The run-up to the Sept. 4 election for Legislative Council is getting tense, and the governments of both Hong Kong and Beijing are watching with keen interest, notes analyst Lian Yi-zheng. For the first time, a crop of fresh-faced candidates who cut their political teeth during the pro-democracy Umbrella Movement in 2014 are hoping to bring to the lawmaking body their battle to emancipate Hong Kong from Beijing’s increasingly authoritarian control, she writes for The New York Times:
The activists, most of whom are in their 20s, no longer believe in the promises of the “one country, two systems” principle set out in the Basic Law, Hong Kong’s mini-constitution since Britain handed the territory back to China in 1997. Even after paralyzing major traffic hubs in the city for 79 days in 2014, they failed to obtain any concession to democratize the rules by which the head of Hong Kong’s government, the chief executive, is nominated and elected. They concluded from the experience that democracy is impossible in Hong Kong as long as the territory remains under Chinese sovereignty.
These “paratroopers” — as they are affectionately called by supporters in homage to their standing up to police brutality — are now asking for more than they were during the Umbrella Movement, or than the mainstream pro-democracy camp known as the pan-democrats.
Beijing has already done much to erode that independence, starting with its 1999 assertion of the power to overrule Hong Kong courts on constitutional matters, The Wall Street Journal adds:
In 2014 Beijing issued an unprecedented white paper identifying judges in Hong Kong as “administrators” subject to a “basic political requirement” to love the country—which means loyalty to the Communist Party. Local officials recently disqualified six candidates from next month’s legislative elections for failing to recognize Hong Kong as an “inalienable” part of China. Disqualified candidates are now suing.
Notwithstanding Monday’s welcome news, Hong Kong officials clearly seem committed to squeezing political dissent to please Beijing. Their creeping authoritarianism underscores the importance of brave activists like Messrs. Wong, Law and Chow (right).

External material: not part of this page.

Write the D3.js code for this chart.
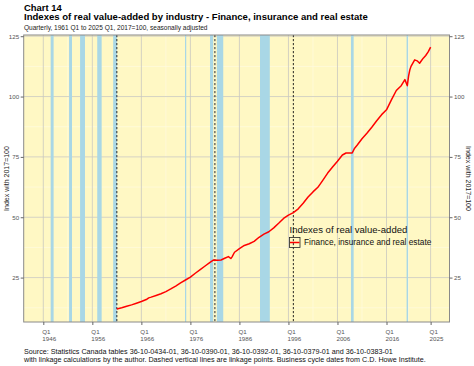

On the mainland, four activists were sentenced in April to up to four and a half years in prison for unfurling banners and posting online comments in support of the Umbrella protests, notes China Digital Times, a grantee of the National Endowment for Democracy. More recently, Wong was featured in a video warning of foreign efforts to foment a Chinese “Color Revolution” that was shared on Weibo by the Supreme People’s Procuratorate.